What to do: Pictures are excluded. Copy exactly, and only, the lines from the one containing "Write a component" through the one containing "0 1,0 14,7A7,7", both ends included.

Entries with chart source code
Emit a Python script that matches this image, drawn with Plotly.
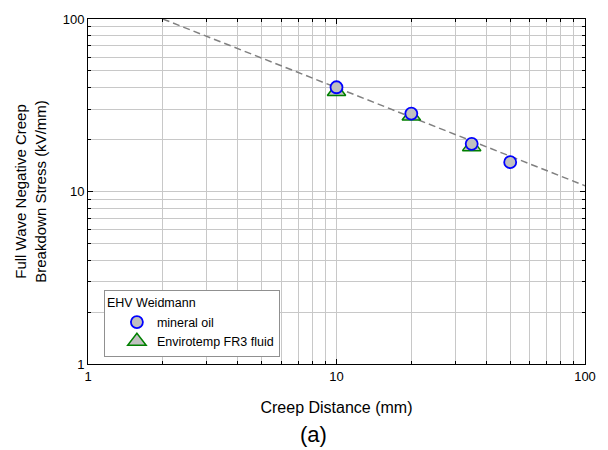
import plotly.graph_objects as go

# Data
oil_x = [10, 20, 35, 50]
oil_y = [40.2, 28.3, 18.9, 14.8]
fr3_x = [10, 20, 35]
fr3_y = [38, 27.4, 18.2]
fit_x = [2, 100]
fit_y = [100, 10.8]

font = "Liberation Sans, Arial, sans-serif"
grid = "#c8c8c8"

fig = go.Figure()
fig.add_trace(go.Scatter(x=fit_x, y=fit_y, mode="lines", showlegend=False,
                         line=dict(color="#808080", width=1.5, dash="7px,4px")))
fig.add_trace(go.Scatter(x=fr3_x, y=fr3_y, mode="markers", name="Envirotemp FR3 fluid",
                         marker=dict(symbol="triangle-up", size=16, color="#c0c0c0",
                                     line=dict(color="#008000", width=1.5))))
fig.add_trace(go.Scatter(x=oil_x, y=oil_y, mode="markers", name="mineral oil",
                         marker=dict(symbol="circle", size=12, color="#c0c0c0",
                                     line=dict(color="#0000ff", width=1.8))))

axis_common = dict(
    type="log", dtick=1, showline=True, linecolor="black", linewidth=1, mirror="ticks",
    ticks="inside", ticklen=5, tickcolor="black", showgrid=True, gridcolor=grid, gridwidth=1,
    zeroline=False, tickfont=dict(family=font, size=13, color="black"),
    minor=dict(dtick="D1", showgrid=True, gridcolor=grid, gridwidth=1,
               ticks="inside", ticklen=3, tickcolor="black"),
)

fig.update_layout(
    width=608, height=450,
    margin=dict(l=88, r=21, t=14, b=86),
    paper_bgcolor="white", plot_bgcolor="white",
    font=dict(family=font, size=13, color="black"),
    xaxis=dict(range=[0, 2], **axis_common,
               title=dict(text="Creep Distance (mm)", font=dict(family=font, size=16), standoff=19)),
    yaxis=dict(range=[0, 2], **axis_common,
               title=dict(text="Full Wave Negative Creep<br>Breakdown Stress (kV/mm)",
                          font=dict(family=font, size=15), standoff=12)),
    legend=dict(title=dict(text="EHV Weidmann", font=dict(family=font, size=12.5)),
                font=dict(family=font, size=12.5), x=0.032, y=0.214, xanchor="left", yanchor="top",
                bgcolor="white", bordercolor="#909090", borderwidth=1, traceorder="reversed",
                itemsizing="trace", indentation=12),
    annotations=[dict(text="(a)", xref="paper", yref="paper",
                      x=(314 - 88) / 499, y=(364 - 436) / 350, xanchor="center", yanchor="middle",
                      showarrow=False, font=dict(family=font, size=22))],
)

fig.write_html("out.html")
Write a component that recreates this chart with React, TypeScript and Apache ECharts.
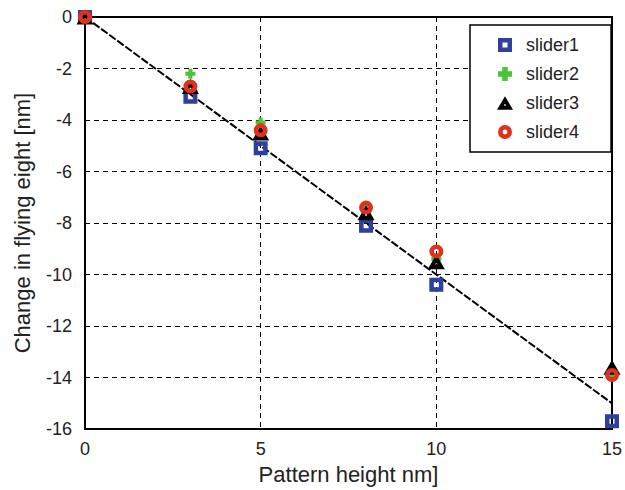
import React, { useEffect, useRef } from "react";
import * as echarts from "echarts";

const patternHeights = [0, 3, 5, 8, 10, 15];
const slider1 = [0, -3.1, -5.1, -8.1, -10.4, -15.7];
const slider2 = [0, -2.2, -4.1, -7.4, -9.4, -13.8];
const slider3 = [0, -2.7, -4.5, -7.6, -9.5, -13.6];
const slider4 = [0, -2.7, -4.4, -7.4, -9.1, -13.9];
const trendX = [0, 15];
const trendY = [0, -15];

const squarePath = "path://M0,0L14,0L14,14L0,14Z M4.5,4.5L4.5,9.5L9.5,9.5L9.5,4.5Z";
const plusPath = "path://M3,0L7,0L7,3L10,3L10,7L7,7L7,10L3,10L3,7L0,7L0,3L3,3Z";
const triPath = "path://M10,0L20,17L0,17Z M9,10L9,12L11,12L11,10Z";
const ringPath = "path://M0,7A7,7 0 1,0 14,7A7,7 0 1,0 0,7Z M4.6,7A2.4,2.4 0 1,1 9.4,7A2.4,2.4 0 1,1 4.6,7Z";

export default function App() {
  const ref = useRef<HTMLDivElement>(null);
  useEffect(() => {
    if (!ref.current) return;
    const chart = echarts.init(ref.current, undefined, { renderer: "svg" });
    const pts = (ys: number[]) => patternHeights.map((x, i) => [x, ys[i]]);
    const font = "Liberation Sans";
    chart.setOption({
      animation: false,
      textStyle: { fontFamily: font },
      grid: {
        left: 85, right: 8, top: 17, bottom: 56,
        show: true, borderColor: "#000", borderWidth: 2, backgroundColor: "transparent",
      },
      legend: {
        data: [
          { name: "slider1", icon: squarePath },
          { name: "slider2", icon: plusPath },
          { name: "slider3", icon: triPath },
          { name: "slider4", icon: ringPath },
        ],
        orient: "vertical",
        left: 470, top: 25,
        itemGap: 11,
        itemWidth: 16, itemHeight: 14,
        padding: [11, 32, 11, 27],
        borderColor: "#000", borderWidth: 1.5, backgroundColor: "#fff",
        textStyle: { fontSize: 18, color: "#222", fontFamily: font, padding: [0, 0, 0, 8] },
      },
      xAxis: {
        type: "value", min: 0, max: 15, interval: 5,
        name: "Pattern height nm]", nameLocation: "middle", nameGap: 32,
        nameTextStyle: { fontSize: 22, color: "#222", fontFamily: font },
        axisLine: { lineStyle: { color: "#000", width: 2 } },
        axisTick: { show: false },
        axisLabel: { fontSize: 18, color: "#222", margin: 11, fontFamily: font },
        splitLine: { show: true, lineStyle: { color: "#000", type: [5, 4], width: 1 } },
      },
      yAxis: {
        type: "value", min: -16, max: 0, interval: 2,
        name: "Change in flying eight [nm]", nameLocation: "middle", nameGap: 52,
        nameTextStyle: { fontSize: 22, color: "#222", fontFamily: font },
        axisLine: { show: true, onZero: false, lineStyle: { color: "#000", width: 2 } },
        axisTick: { show: false },
        axisLabel: { fontSize: 18, color: "#222", margin: 13, fontFamily: font },
        splitLine: { show: true, lineStyle: { color: "#000", type: [5, 4], width: 1 } },
      },
      series: [
        {
          name: "trend", type: "line", data: trendX.map((x, i) => [x, trendY[i]]),
          showSymbol: false, symbol: "none", silent: true,
          lineStyle: { color: "#000", width: 2, type: [8, 2] }, z: 1,
        },
        {
          name: "slider1", type: "scatter", data: pts(slider1), symbol: squarePath, symbolSize: 14,
          itemStyle: { color: "#2e3f9c", opacity: 1 }, clip: false, z: 2,
        },
        {
          name: "slider2", type: "scatter", data: pts(slider2), symbol: plusPath, symbolSize: 10,
          itemStyle: { color: "#4cc43a", opacity: 1 }, clip: false, z: 3,
        },
        {
          name: "slider3", type: "scatter", data: pts(slider3), symbol: triPath, symbolSize: [17, 15],
          itemStyle: { color: "#000", opacity: 1 }, clip: false, z: 4,
        },
        {
          name: "slider4", type: "scatter", data: pts(slider4), symbol: ringPath, symbolSize: 14,
          itemStyle: { color: "#e0301e", opacity: 1 }, clip: false, z: 5,
        },
      ],
    });
    return () => chart.dispose();
  }, []);
  return <div ref={ref} style={{ width: 625, height: 490, position: "absolute", left: 0, top: 0 }} />;
}
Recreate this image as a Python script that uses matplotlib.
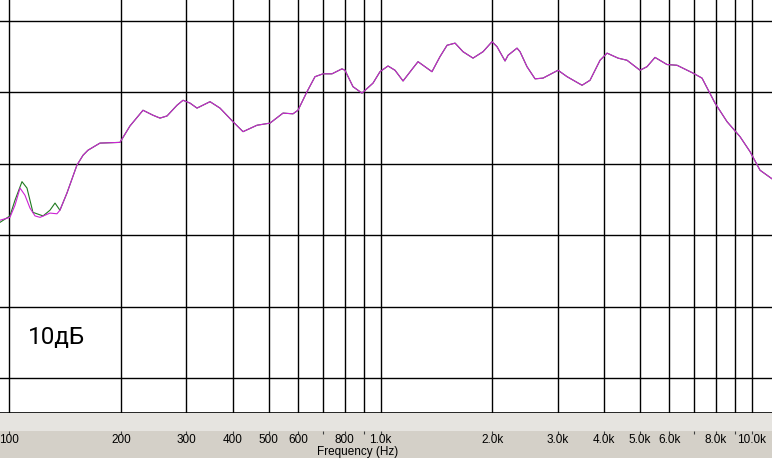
import matplotlib
matplotlib.use("Agg")
import matplotlib.pyplot as plt
import numpy as np
from matplotlib.patches import Rectangle

# АЧХ, значения (Гц, дБ)
freq_main = [94.4, 100.4, 103.6, 106.9, 110.2, 113.7, 117.3, 121.0, 128.7, 134.4,
             136.9, 143.0, 152.1, 158.0, 162.9, 175.5, 198.7, 211.4, 229.2, 243.9,
             254.7, 266.0, 283.0, 293.8, 306.8, 320.4, 347.3, 369.5, 400.5, 426.2,
             464.8, 503.9, 546.2, 581.1, 599.4, 633.9, 666.1, 699.9, 740.1, 787.4,
             802.2, 843.1, 891.5, 954.5, 996.9, 1047.6, 1094.1, 1150, 1223, 1262,
             1334, 1376, 1446, 1511, 1588, 1668, 1775, 1889, 1997, 2060,
             2165, 2206, 2332, 2376, 2481, 2608, 2740, 3008, 3181, 3491,
             3668, 3903, 4076, 4364, 4614, 5001, 5223, 5488, 5914, 6292,
             6949, 7347, 7963, 8580, 9300, 9896, 10529, 11340]
db_main = [72.1, 72.5, 74.2, 76.6, 75.6, 73.8, 72.7, 72.5, 73.1, 73.0,
           73.5, 75.9, 79.8, 81.2, 81.9, 82.9, 83.0, 85.3, 87.5, 86.8,
           86.4, 86.7, 88.2, 88.9, 88.5, 87.8, 88.7, 87.8, 85.9, 84.5,
           85.4, 85.7, 87.1, 87.0, 87.5, 90.1, 92.2, 92.6, 92.6, 93.3,
           93.1, 90.8, 89.9, 91.3, 92.9, 93.7, 93.1, 91.6, 93.4, 94.3,
           93.4, 92.9, 95.0, 96.6, 96.9, 95.7, 94.8, 95.7, 97.1, 96.4,
           94.4, 95.2, 96.2, 95.7, 93.6, 91.9, 92.0, 93.1, 92.2, 91.0,
           91.7, 94.5, 95.5, 94.8, 94.5, 93.1, 93.6, 94.9, 93.9, 93.8,
           92.7, 92.0, 88.5, 85.9, 83.8, 81.7, 79.1, 77.9]

# вторая кривая отличается только на низах
freq_low2 = [94.4, 100.4, 103.6, 108.2, 111.6, 115.8, 123.3, 128.7, 132.8, 136.9]
db_low2 = [71.8, 72.7, 74.9, 77.5, 76.6, 73.2, 72.7, 73.5, 74.5, 73.5]

grid_x = [100, 200, 300, 400, 500, 600, 700, 800, 900,
          1000, 2000, 3000, 4000, 5000, 6000, 7000, 8000, 9000, 10000]
grid_y = [50, 60, 70, 80, 90, 100]
tick_labels = {100: "100", 200: "200", 300: "300", 400: "400", 500: "500",
               600: "600", 800: "800", 1000: "1.0k", 2000: "2.0k", 3000: "3.0k",
               4000: "4.0k", 5000: "5.0k", 6000: "6.0k", 8000: "8.0k",
               10000: "10.0k"}

W, H = 772, 458
fig = plt.figure(figsize=(W / 100, H / 100), dpi=100)
fig.patch.set_facecolor("#d4d0c8")

# полоса с растром под графиком
fig.patches.append(Rectangle((0, 27 / H), 1, 18 / H, transform=fig.transFigure,
                             facecolor="#e6e4e0", edgecolor="none", zorder=0))

ax = fig.add_axes([0, 45 / H, 1, 413 / H])
ax.set_facecolor("white")
ax.set_xscale("log")
ax.set_xlim(94.4, 11340)
ax.set_ylim(45.1, 102.94)
for s in ["top", "left", "right"]:
    ax.spines[s].set_visible(False)
ax.spines["bottom"].set_linewidth(1.2)
ax.set_xticks([])
ax.set_yticks([])
ax.minorticks_off()

for gx in grid_x:
    ax.axvline(gx, color="black", lw=1.0, zorder=1)
for gy in grid_y:
    ax.axhline(gy, color="black", lw=1.0, zorder=1)

freq_green = freq_low2 + [f for f in freq_main if f >= 143]
db_green = db_low2 + [d for f, d in zip(freq_main, db_main) if f >= 143]
ax.plot(freq_green, db_green, color="#1f7a1f", lw=0.8, zorder=2)
ax.plot(freq_main, db_main, color="#cc22d4", lw=0.8, zorder=3)

ax.text(28 / W, (413 - 338) / 413, "10дБ", transform=ax.transAxes,
        fontsize=17.5, family=["Roboto", "DejaVu Sans"], va="center", ha="left")

# подписи оси частот
ax2 = fig.add_axes([0, 0, 1, 27 / H])
ax2.set_xscale("log")
ax2.set_xlim(94.4, 11340)
ax2.set_ylim(0, 27)
ax2.axis("off")
ax2.vlines(grid_x, 24, 27, color="#404040", lw=0.8)
for f, lab in tick_labels.items():
    ax2.text(f, 18, lab, ha="center", va="center", fontsize=8.5,
             family=["Liberation Sans", "DejaVu Sans"])
fig.text(358 / W, 12 / H, "Frequency (Hz)", ha="center", va="top", fontsize=8.5,
         family=["Liberation Sans", "DejaVu Sans"])

fig.savefig("out.png", dpi=100, facecolor=fig.get_facecolor())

Task response:
Write a component that recreates this chart with React, TypeScript and Apache ECharts.
import React, { useEffect, useRef } from "react";
import * as echarts from "echarts";

const patternHeights = [0, 3, 5, 8, 10, 15];
const slider1 = [0, -3.1, -5.1, -8.1, -10.4, -15.7];
const slider2 = [0, -2.2, -4.1, -7.4, -9.4, -13.8];
const slider3 = [0, -2.7, -4.5, -7.6, -9.5, -13.6];
const slider4 = [0, -2.7, -4.4, -7.4, -9.1, -13.9];
const trendX = [0, 15];
const trendY = [0, -15];

const squarePath = "path://M0,0L14,0L14,14L0,14Z M4.5,4.5L4.5,9.5L9.5,9.5L9.5,4.5Z";
const plusPath = "path://M3,0L7,0L7,3L10,3L10,7L7,7L7,10L3,10L3,7L0,7L0,3L3,3Z";
const triPath = "path://M10,0L20,17L0,17Z M9,10L9,12L11,12L11,10Z";
const ringPath = "path://M0,7A7,7 0 1,0 14,7A7,7 0 1,0 0,7Z M4.6,7A2.4,2.4 0 1,1 9.4,7A2.4,2.4 0 1,1 4.6,7Z";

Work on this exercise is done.